A few months later, he finished in second place to Phua in the Aspers 100K High Roller for £570,000 ($924,140).

Yong went on to record three other six-figure cashes before notching his first major win in 2015 when he shipped the Aussie Millions Poker Championship A$100,000 Challenge for A$1,870,000 ($1,477,560).

In recent times, Yong is known for founding the Triton Super High Roller Series, which features nosebleed events in no-limit hold'em and short deck ante only poker.

Yong has been featured in the live streamed cash games at this festival and has also cashed in five events including a win in the Triton Poker Super High Roller Series Montenegro HK$250,000 No Limit Hold'em Six-Max in May of this year for HK$3,046,000 ($388,024).

Two months ago, in July 2018, Yong notched his biggest tournament cash in his poker career after taking third place in the Triton Poker Super High Roller Series Jeju HK$2,000,000 Main Event for HK$16,720,000 ($2,130,848).

5) Kitty Kuo

While there are many great Asian poker players, we gave the nod to Natural8 Ambassador Hui Chen-Kuo, better known as Kitty Kuo, for her consistency and being a great ambassador to female poker players.

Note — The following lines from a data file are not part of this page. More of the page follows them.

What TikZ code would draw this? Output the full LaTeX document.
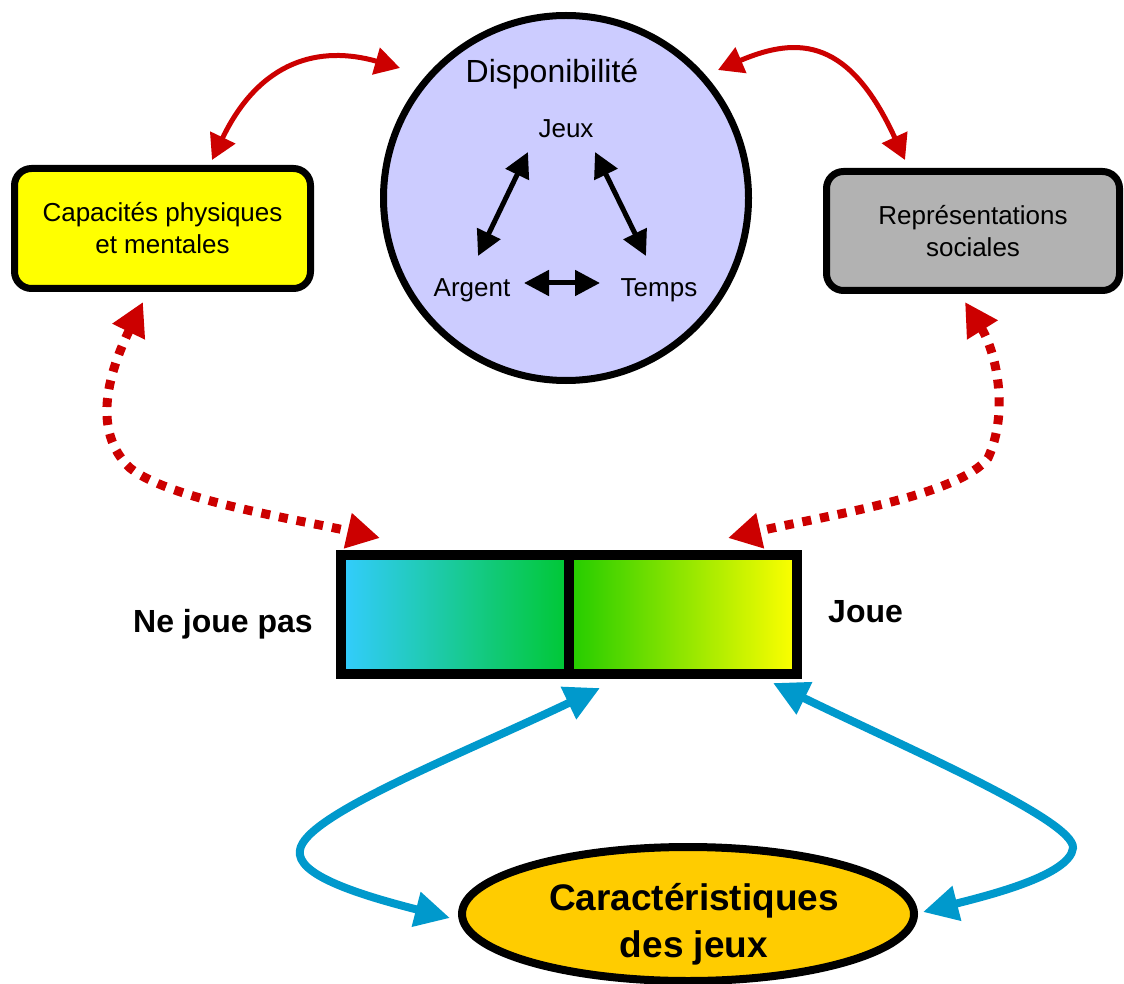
\documentclass[tikz,border=0pt]{standalone}
\usepackage{fontspec}
\setmainfont{Liberation Sans}
\usetikzlibrary{arrows.meta,shapes.geometric}
\definecolor{dispoc}{HTML}{CCCCFF}
\definecolor{capy}{HTML}{FFFF00}
\definecolor{repg}{HTML}{B2B2B2}
\definecolor{redc}{HTML}{CC0000}
\definecolor{bluec}{HTML}{0099CC}
\definecolor{caro}{HTML}{FFCC00}
\definecolor{njl}{HTML}{33CCFF}
\definecolor{njr}{HTML}{00C833}
\definecolor{jol}{HTML}{22CC00}
\definecolor{jor}{HTML}{FFFF00}
\begin{document}
\begin{tikzpicture}[x=1pt,y=-1pt,
  txt/.style={inner sep=0pt, font=\fontsize{26}{32}\selectfont},
  boxst/.style={rectangle, rounded corners=17pt, draw, line width=7pt, align=center, inner sep=0pt, font=\fontsize{26}{32}\selectfont},
  barst/.style={rectangle, draw, line width=10pt, minimum width=228pt, minimum height=119pt, inner sep=0pt},
  lbl/.style={inner sep=0pt, font=\bfseries\fontsize{32}{38}\selectfont},
  redsolid/.style={draw=redc, line width=5pt, >={Triangle[length=25pt,width=27pt]}, <->},
  reddot/.style={draw=redc, line width=9pt, dash pattern=on 9pt off 9pt, >={Triangle[length=33pt,width=34pt]}, <->},
  bluearr/.style={draw=bluec, line width=8pt, >={Triangle[length=35pt,width=34pt]}, <->},
  blkarr/.style={draw=black, line width=5pt, >={Triangle[length=25pt,width=25pt]}, <->}
]
\fill[white] (0,0) rectangle (1124,984);
\useasboundingbox (0,0) rectangle (1124,984);

% Disponibilite circle
\node[circle, draw, line width=7pt, fill=dispoc, minimum size=365pt, inner sep=0pt] (dispo) at (566,198) {};
\node[txt, anchor=base, font=\fontsize{32}{38}\selectfont] (dtitle) at (552,83) {Disponibilité};
\node[txt, anchor=base] (jeux) at (566,138) {Jeux};
\node[txt, anchor=base] (argent) at (472,297) {Argent};
\node[txt, anchor=base] (temps) at (659,297) {Temps};

% side boxes
\node[boxst, fill=capy, minimum width=296pt, minimum height=120pt] (cap) at (162.5,228.5) {Capacités physiques\\et mentales};
\node[boxst, fill=repg, minimum width=293pt, minimum height=119pt] (rep) at (973,231) {Représentations\\sociales};

% bar
\node[barst, left color=njl, right color=njr] (njbar) at (455,614.5) {};
\node[barst, left color=jol, right color=jor] (jbar) at (683,614.5) {};
\node[lbl, anchor=base east] (nejoue) at (313,632) {Ne joue pas};
\node[lbl, anchor=base west] (joue) at (828,622) {Joue};

% ellipse
\node[ellipse, draw, line width=8pt, fill=caro, minimum width=452pt, minimum height=134pt, inner sep=0pt] (car) at (688,914) {};
\node[inner sep=0pt, align=center, font=\bfseries\fontsize{37}{47}\selectfont] (cartxt) at (694,924) {Caractéristiques\\des jeux};

% connector end points
\coordinate (capT) at (212,160);
\coordinate (dispoL) at (400,68);
\coordinate (dispoR) at (718,70);
\coordinate (repT) at (905,160);
\coordinate (capB) at (143,302);
\coordinate (njT) at (380,538);
\coordinate (repB) at (965,302);
\coordinate (jT) at (728,538);
\coordinate (barBl) at (600,688);
\coordinate (carL) at (450,918);
\coordinate (jB) at (773,683);
\coordinate (carR) at (923,912);
\coordinate (ja1) at (528,152);
\coordinate (ja2) at (478,256);
\coordinate (jt1) at (595,152);
\coordinate (jt2) at (646,256);
\coordinate (at1) at (524,283);
\coordinate (at2) at (600,283);

% inner arrows
\draw[blkarr] (ja1) -- (ja2);
\draw[blkarr] (jt1) -- (jt2);
\draw[blkarr] (at1) -- (at2);

% red solid
\draw[redsolid] (capT) .. controls (260,60) and (320,45) .. (dispoL);
\draw[redsolid] (dispoR) .. controls (800,35) and (850,40) .. (repT);

% red dotted
\draw[reddot] (capB) .. controls (110,370) and (90,430) .. (130,468) .. controls (170,500) and (300,520) .. (njT);
\draw[reddot] (repB) .. controls (995,350) and (1010,410) .. (988,458) .. controls (960,495) and (830,515) .. (jT);

% blue
\draw[bluearr] (carL) .. controls (360,895) and (295,875) .. (300,850) .. controls (305,815) and (460,755) .. (barBl);
\draw[bluearr] (jB) .. controls (900,745) and (1075,820) .. (1073,848) .. controls (1070,875) and (990,895) .. (carR);
\end{tikzpicture}
\end{document}
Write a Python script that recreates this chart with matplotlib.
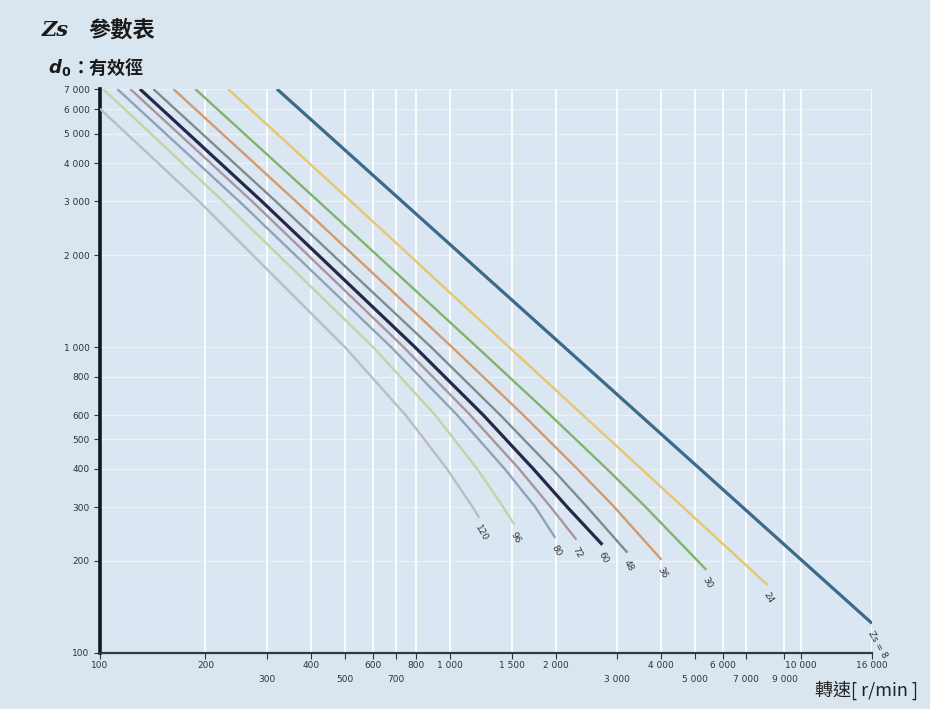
import matplotlib
matplotlib.use("Agg")
import matplotlib.pyplot as plt
from matplotlib.ticker import FixedLocator, FixedFormatter

# ---- data ----
series_labels = ["120", "96", "80", "72", "60", "48", "36", "30", "24", "Zs = 8"]
rpm = [
    [100, 192, 501, 746, 979, 1159, 1210],
    [102, 225, 603, 906, 1194, 1417, 1524],
    [112, 250, 679, 1047, 1431, 1750, 1995],
    [122, 272, 737, 1141, 1573, 1937, 2291],
    [130, 290, 794, 1243, 1727, 2159, 2719],
    [142, 318, 883, 1390, 1956, 2462, 3204],
    [162, 363, 1013, 1617, 2307, 2942, 4008],
    [187, 421, 1194, 1931, 2800, 3616, 5387],
    [232, 521, 1474, 8050],
    [320, 16000],
]
d0 = [
    [6030, 3000, 1000, 600, 400, 300, 277],
    [7000, 3000, 1000, 600, 400, 300, 263],
    [7000, 3000, 1000, 600, 400, 300, 238],
    [7000, 3000, 1000, 600, 400, 300, 235],
    [7000, 3000, 1000, 600, 400, 300, 226],
    [7000, 3000, 1000, 600, 400, 300, 213],
    [7000, 3000, 1000, 600, 400, 300, 202],
    [7000, 3000, 1000, 600, 400, 300, 187],
    [7000, 3000, 1000, 167],
    [7000, 125],
]
colors = ["#b8bfc2", "#c3d4a4", "#8ea2bb", "#a9959f", "#26284a",
          "#7f8b8e", "#d39b6c", "#7fb46a", "#e6c66e", "#3b6a8a"]
widths = [1.7, 1.7, 1.7, 1.7, 2.3, 1.7, 1.7, 1.7, 1.7, 2.3]

x_ticks_upper = [100, 200, 400, 600, 800, 1000, 1500, 2000, 4000, 6000, 10000, 16000]
x_labels_upper = ["100", "200", "400", "600", "800", "1 000", "1 500", "2 000",
                  "4 000", "6 000", "10 000", "16 000"]
x_ticks_lower = [300, 500, 700, 3000, 5000, 7000, 9000]
x_labels_lower = ["300", "500", "700", "3 000", "5 000", "7 000", "9 000"]
y_ticks = [100, 200, 300, 400, 500, 600, 800, 1000, 2000, 3000, 4000, 5000, 6000, 7000]
y_tick_labels = ["100", "200", "300", "400", "500", "600", "800", "1 000",
                 "2 000", "3 000", "4 000", "5 000", "6 000", "7 000"]

bg = "#d9e5ef"
fig = plt.figure(figsize=(9.3, 7.09), dpi=100, facecolor=bg)
ax = fig.add_axes([100 / 930, 56 / 709, 772 / 930, 564 / 709])
ax.set_facecolor("#dae6f1")
ax.set_xscale("log")
ax.set_yscale("log")
ax.set_xlim(100, 16000)
ax.set_ylim(100, 7000)

for xv in x_ticks_upper[1:] + x_ticks_lower:
    ax.axvline(xv, color="white", lw=1.3, alpha=0.95, zorder=1)
for yv in y_ticks[1:]:
    ax.axhline(yv, color="white", lw=1.0, alpha=0.45, zorder=1)

for xs, ys, c, w, lab in zip(rpm, d0, colors, widths, series_labels):
    ax.plot(xs, ys, color=c, lw=w, solid_capstyle="butt", solid_joinstyle="round", zorder=3)
    ax.annotate(lab, xy=(xs[-1], ys[-1]), xytext=(2, -6), textcoords="offset pixels",
                rotation=-60, ha="left", va="top", fontsize=6.5, color="#333333",
                rotation_mode="anchor", zorder=4)

ax.xaxis.set_major_locator(FixedLocator(x_ticks_upper))
ax.xaxis.set_major_formatter(FixedFormatter(x_labels_upper))
ax.xaxis.set_minor_locator(FixedLocator(x_ticks_lower))
ax.xaxis.set_minor_formatter(FixedFormatter(x_labels_lower))
ax.yaxis.set_major_locator(FixedLocator(y_ticks))
ax.yaxis.set_major_formatter(FixedFormatter(y_tick_labels))
ax.yaxis.set_minor_locator(FixedLocator([]))
ax.tick_params(axis="both", which="both", labelsize=6.5, colors="#333333",
               length=4, width=0.8, direction="out")
ax.tick_params(axis="x", which="major", pad=2)
ax.tick_params(axis="x", which="minor", pad=12)

for s in ["top", "right"]:
    ax.spines[s].set_visible(False)
ax.spines["left"].set_linewidth(2.6)
ax.spines["left"].set_color("#111820")
ax.spines["bottom"].set_linewidth(1.6)
ax.spines["bottom"].set_color("#2e3a44")

cjk = ["Noto Sans CJK TC", "DejaVu Sans"]
fig.text(42 / 930, 1 - 30 / 709, "Zs", family="DejaVu Serif", style="italic",
         weight="bold", fontsize=15, color="#1a1a1a", va="center")
fig.text(88 / 930, 1 - 30 / 709, "參數表", family=cjk, weight="bold",
         fontsize=16, color="#1a1a1a", va="center")
fig.text(48 / 930, 1 - 68 / 709, r"$\boldsymbol{d}_{\mathbf{0}}$", fontsize=13,
         color="#1a1a1a", va="center")
fig.text(72 / 930, 1 - 68 / 709, "：有效徑", family=cjk, weight="bold",
         fontsize=13, color="#1a1a1a", va="center")
fig.text(918 / 930, 1 - 690 / 709, "轉速[ r/min ]", family=cjk,
         fontsize=13, color="#222222", va="center", ha="right")

fig.savefig("out.png", dpi=100, facecolor=bg)
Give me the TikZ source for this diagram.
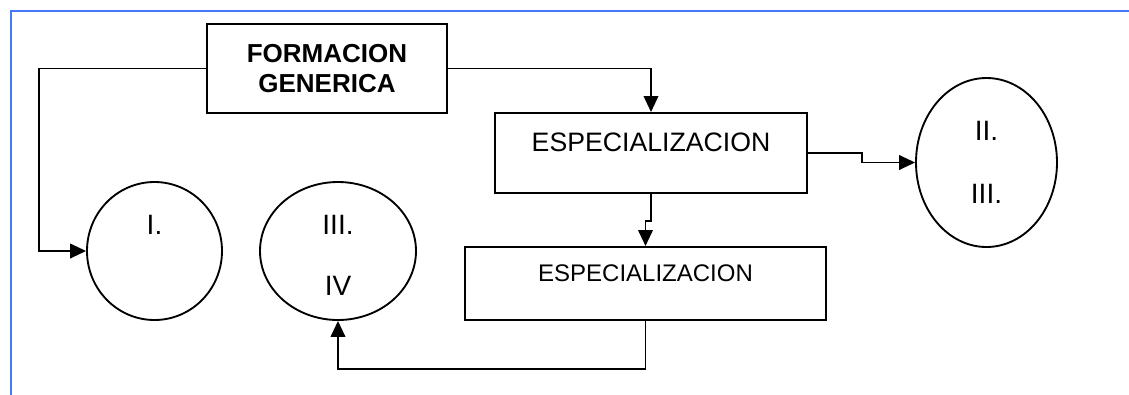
\documentclass[tikz,border=0pt]{standalone}
\usepackage{fontspec}
\setmainfont{Liberation Sans}
\usepackage{xcolor}
\usetikzlibrary{arrows.meta, shapes.geometric}
\definecolor{frameblue}{RGB}{70,120,250}

\begin{document}
\begin{tikzpicture}[
    x=0.75pt, y=-0.75pt,
    box/.style={draw, line width=1.5pt, inner sep=0pt},
    oval/.style={draw, ellipse, line width=1.4pt, inner sep=0pt, align=center, font=\fontsize{21}{25}\selectfont},
    arrow/.style={-{Triangle[length=12pt, width=11pt]}, line width=1.3pt},
    frame/.style={draw=frameblue, line width=2pt}
]
    \useasboundingbox (0,0) rectangle (1129,394);
    \draw[frame] (11,400) -- (11,11) -- (1135,11);

    \node[box, align=center, minimum width=180pt, minimum height=66.75pt, font=\bfseries\fontsize{19.5}{23}\selectfont] (gen) at (327,68.5) {FORMACION\\GENERICA};
    \node[box, minimum width=234pt, minimum height=60pt, font=\fontsize{20}{24}\selectfont, text height=10pt, text depth=13pt] (esp1) at (651,153) {ESPECIALIZACION};
    \node[box, minimum width=270.75pt, minimum height=54.75pt, font=\fontsize{18}{22}\selectfont, text height=10pt, text depth=13pt] (esp2) at (645.5,283.5) {ESPECIALIZACION};

    \node[oval, minimum width=101.25pt, minimum height=103.5pt, text height=10pt, text depth=35pt] (uno) at (154.5,251) {I.};
    \node[oval, minimum width=117pt, minimum height=103.5pt, font=\fontsize{21}{46}\selectfont] (tres) at (338,251) {\rule{0pt}{21pt}III.\\IV};
    \node[oval, minimum width=105.75pt, minimum height=126.75pt, font=\fontsize{21}{47}\selectfont] (dos) at (986.5,162.5) {II.\\III.};

    \coordinate (bend) at (39,250);
    \draw[arrow] (gen.west) -| (bend) |- (uno.west);
    \draw[arrow] (gen.east) -| (esp1.north);
    \draw[arrow] (esp1.east) -- ++(54,0) |- (dos.west);
    \draw[arrow] (esp1.south) -- ++(0,27) -| (esp2.north);
    \draw[arrow] (esp2.south) -- ++(0,48) -| (tres.south);
\end{tikzpicture}
\end{document}
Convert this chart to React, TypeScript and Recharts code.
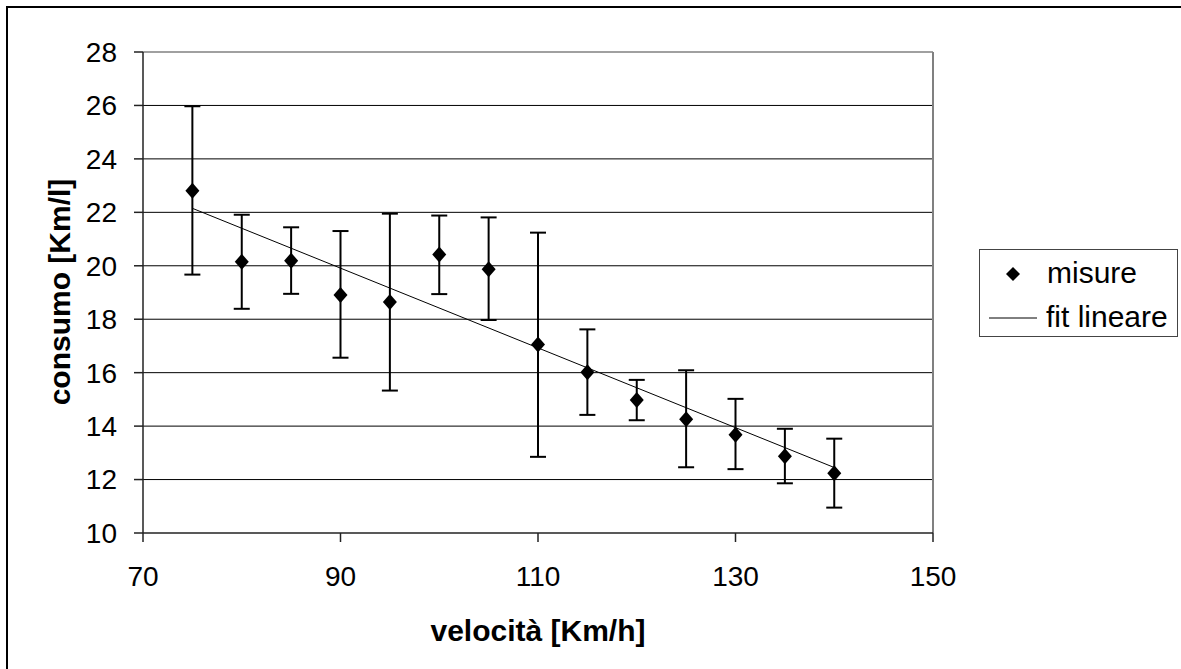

Kuo was born in Taiwan and has lived in Macau before more recently calling Las Vegas her home. Her first cash came in 2007 but it wasn't until two years later in 2009 that she recorded her first major win after shipping the PokerStars Macau Poker Cup HK$10,000 Main Eventfor HK$557,230 ($71,899).

Kuo's first six-figure score came in 2014 when she took third place in the Hollywood Poker Open $2,500 Main Event for $142,158. Nearly two years later, in 2016, Kuo notched her six-figure cash when she took sixth place in the Aussie Millions Poker Championship A$10,600 Main Event for A$270,000 ($189,018).

Both of these cashes were eclipsed in 2018. First Kuo finished in fourth place in the Aussie Millions Poker Championship A$25,000 Challenge for A$246,240 ($198,731). Her career highest cash was then broken again later in the year when she finished runner-up in the WPT Tournament of Champions Festival $10,000 WPT Bobby Baldwin Classic for $248,380.